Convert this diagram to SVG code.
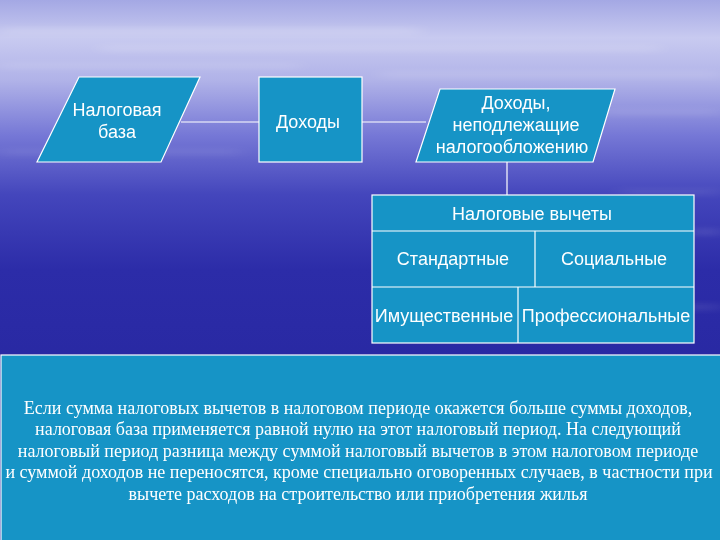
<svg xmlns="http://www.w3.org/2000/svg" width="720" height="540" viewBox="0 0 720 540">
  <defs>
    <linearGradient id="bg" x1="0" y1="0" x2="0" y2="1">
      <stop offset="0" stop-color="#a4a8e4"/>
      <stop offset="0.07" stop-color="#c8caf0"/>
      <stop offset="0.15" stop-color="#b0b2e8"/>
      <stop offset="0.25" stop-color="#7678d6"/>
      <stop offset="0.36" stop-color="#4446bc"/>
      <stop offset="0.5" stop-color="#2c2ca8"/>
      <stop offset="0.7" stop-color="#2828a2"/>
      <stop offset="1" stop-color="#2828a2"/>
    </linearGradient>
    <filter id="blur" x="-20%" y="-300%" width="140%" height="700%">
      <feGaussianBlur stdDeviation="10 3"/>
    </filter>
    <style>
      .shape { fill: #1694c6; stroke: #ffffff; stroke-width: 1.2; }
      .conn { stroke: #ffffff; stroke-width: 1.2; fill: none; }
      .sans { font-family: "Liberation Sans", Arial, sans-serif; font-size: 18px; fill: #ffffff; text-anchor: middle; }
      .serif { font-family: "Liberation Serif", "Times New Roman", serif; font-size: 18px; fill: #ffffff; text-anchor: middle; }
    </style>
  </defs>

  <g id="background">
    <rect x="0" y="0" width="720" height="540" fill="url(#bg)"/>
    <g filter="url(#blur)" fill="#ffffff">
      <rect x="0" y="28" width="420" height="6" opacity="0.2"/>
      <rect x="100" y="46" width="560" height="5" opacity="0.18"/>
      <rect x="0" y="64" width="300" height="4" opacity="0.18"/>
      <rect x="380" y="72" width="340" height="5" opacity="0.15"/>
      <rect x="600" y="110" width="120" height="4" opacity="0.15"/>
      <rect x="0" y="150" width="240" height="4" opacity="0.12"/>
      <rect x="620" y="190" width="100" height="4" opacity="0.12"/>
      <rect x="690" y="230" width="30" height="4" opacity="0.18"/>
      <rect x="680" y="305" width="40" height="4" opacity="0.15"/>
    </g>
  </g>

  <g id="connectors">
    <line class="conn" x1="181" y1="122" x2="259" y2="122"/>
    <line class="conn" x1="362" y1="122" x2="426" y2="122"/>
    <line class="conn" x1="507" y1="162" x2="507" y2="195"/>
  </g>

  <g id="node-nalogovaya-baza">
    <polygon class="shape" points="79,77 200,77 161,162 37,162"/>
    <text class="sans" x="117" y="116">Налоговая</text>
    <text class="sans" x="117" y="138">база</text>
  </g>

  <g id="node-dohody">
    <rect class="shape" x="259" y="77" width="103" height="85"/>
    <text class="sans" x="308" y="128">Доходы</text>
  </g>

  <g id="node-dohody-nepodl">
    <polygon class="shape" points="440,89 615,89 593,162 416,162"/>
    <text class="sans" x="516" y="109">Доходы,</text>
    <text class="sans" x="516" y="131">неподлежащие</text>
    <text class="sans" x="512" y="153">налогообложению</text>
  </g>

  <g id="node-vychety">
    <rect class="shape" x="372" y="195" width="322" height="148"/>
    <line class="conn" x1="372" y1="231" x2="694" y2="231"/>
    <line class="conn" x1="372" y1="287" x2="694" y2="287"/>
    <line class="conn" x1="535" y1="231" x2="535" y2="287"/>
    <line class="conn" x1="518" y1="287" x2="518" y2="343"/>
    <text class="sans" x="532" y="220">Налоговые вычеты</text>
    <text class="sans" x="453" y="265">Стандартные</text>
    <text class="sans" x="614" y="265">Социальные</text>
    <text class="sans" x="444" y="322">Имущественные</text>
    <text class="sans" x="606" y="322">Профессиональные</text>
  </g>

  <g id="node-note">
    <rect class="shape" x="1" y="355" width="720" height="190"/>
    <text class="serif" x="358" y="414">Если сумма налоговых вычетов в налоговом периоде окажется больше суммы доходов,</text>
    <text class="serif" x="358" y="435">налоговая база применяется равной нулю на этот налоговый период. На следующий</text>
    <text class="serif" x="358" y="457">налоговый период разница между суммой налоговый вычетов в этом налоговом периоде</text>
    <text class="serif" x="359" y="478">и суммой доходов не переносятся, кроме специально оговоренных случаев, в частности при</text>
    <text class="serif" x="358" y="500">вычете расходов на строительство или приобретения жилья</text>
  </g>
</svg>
==
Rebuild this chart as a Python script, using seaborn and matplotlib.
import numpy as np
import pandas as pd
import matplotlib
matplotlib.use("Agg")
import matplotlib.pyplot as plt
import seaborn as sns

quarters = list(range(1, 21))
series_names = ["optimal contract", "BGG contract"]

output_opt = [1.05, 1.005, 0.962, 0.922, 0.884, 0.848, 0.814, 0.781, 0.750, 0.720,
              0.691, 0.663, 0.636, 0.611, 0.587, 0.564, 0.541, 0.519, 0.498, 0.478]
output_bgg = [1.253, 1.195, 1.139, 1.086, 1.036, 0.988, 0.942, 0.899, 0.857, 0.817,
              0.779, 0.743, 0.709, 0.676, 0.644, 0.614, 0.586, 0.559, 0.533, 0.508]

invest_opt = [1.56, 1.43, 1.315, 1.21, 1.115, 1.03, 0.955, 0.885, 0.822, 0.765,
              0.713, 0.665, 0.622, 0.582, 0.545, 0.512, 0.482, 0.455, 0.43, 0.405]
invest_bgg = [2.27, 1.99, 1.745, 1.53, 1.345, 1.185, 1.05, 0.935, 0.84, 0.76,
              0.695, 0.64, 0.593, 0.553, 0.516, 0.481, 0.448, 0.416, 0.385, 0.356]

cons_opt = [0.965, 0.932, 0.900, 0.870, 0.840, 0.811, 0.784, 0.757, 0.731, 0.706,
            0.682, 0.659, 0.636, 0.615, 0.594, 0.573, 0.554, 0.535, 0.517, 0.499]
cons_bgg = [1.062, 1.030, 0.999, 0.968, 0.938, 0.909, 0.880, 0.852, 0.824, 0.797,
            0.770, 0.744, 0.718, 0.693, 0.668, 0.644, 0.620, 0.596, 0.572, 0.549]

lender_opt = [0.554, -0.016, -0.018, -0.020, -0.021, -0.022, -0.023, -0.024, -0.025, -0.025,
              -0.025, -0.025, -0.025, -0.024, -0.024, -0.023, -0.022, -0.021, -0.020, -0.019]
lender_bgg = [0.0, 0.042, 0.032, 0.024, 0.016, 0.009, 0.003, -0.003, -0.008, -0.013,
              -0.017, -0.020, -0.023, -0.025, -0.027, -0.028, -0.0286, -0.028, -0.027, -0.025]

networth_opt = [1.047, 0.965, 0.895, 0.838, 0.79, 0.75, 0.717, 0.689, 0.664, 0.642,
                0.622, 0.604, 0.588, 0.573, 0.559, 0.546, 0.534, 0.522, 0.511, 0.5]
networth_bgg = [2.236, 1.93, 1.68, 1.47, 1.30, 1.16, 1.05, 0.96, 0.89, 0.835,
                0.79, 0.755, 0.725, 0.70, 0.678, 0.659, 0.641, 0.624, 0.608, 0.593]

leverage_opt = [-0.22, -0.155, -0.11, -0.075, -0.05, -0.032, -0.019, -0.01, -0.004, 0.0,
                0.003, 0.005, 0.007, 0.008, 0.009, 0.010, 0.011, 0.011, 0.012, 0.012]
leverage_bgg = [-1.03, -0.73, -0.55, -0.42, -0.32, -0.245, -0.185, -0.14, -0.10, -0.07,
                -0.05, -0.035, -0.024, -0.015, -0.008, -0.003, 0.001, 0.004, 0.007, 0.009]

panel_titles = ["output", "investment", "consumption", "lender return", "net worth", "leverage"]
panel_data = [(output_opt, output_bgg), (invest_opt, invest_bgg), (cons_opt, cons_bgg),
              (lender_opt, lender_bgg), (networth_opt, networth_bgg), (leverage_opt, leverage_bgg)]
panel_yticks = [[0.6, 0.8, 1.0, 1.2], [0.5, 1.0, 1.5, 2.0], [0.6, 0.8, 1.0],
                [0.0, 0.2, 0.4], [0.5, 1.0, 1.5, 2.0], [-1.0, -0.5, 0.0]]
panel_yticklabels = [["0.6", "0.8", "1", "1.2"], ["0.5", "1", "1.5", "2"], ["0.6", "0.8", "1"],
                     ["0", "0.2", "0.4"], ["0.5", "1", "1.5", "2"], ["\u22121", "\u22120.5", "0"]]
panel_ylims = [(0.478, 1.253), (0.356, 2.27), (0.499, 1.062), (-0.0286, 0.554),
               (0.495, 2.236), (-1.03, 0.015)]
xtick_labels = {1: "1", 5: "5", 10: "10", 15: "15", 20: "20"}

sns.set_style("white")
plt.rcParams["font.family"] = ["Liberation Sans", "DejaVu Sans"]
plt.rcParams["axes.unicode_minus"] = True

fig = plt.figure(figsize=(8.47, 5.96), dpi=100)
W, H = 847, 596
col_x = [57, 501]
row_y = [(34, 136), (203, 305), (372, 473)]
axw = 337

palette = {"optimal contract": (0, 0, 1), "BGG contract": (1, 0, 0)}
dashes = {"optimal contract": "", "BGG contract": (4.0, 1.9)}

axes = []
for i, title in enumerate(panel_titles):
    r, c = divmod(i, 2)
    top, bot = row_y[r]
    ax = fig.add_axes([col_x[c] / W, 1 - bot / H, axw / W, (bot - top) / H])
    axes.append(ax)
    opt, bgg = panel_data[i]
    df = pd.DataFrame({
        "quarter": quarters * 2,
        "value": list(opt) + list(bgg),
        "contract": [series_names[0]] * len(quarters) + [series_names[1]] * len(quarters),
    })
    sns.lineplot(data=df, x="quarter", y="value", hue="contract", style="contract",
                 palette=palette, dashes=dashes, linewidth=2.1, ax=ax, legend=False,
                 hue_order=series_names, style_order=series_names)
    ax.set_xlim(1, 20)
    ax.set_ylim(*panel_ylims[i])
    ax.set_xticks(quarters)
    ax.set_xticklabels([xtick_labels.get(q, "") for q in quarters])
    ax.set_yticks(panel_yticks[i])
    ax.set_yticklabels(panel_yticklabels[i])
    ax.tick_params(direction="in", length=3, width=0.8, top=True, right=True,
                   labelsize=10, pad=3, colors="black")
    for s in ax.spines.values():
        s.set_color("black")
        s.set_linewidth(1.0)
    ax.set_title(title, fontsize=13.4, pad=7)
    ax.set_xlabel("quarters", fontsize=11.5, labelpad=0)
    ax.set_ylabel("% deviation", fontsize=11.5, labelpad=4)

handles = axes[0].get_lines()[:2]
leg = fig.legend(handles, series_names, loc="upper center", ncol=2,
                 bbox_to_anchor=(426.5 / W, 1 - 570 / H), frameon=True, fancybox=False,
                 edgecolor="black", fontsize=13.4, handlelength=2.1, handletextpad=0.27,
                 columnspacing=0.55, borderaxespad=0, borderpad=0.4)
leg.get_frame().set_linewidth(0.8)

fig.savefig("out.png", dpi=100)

- _EXERCISE GOAL_:
Search the data for "matplotlib" and list every line in which it occurs.

- _WRITTEN ANSWER_:
Rebuild this chart as a Python script, using seaborn and matplotlib.
import matplotlib
matplotlib.use("Agg")
import matplotlib.pyplot as plt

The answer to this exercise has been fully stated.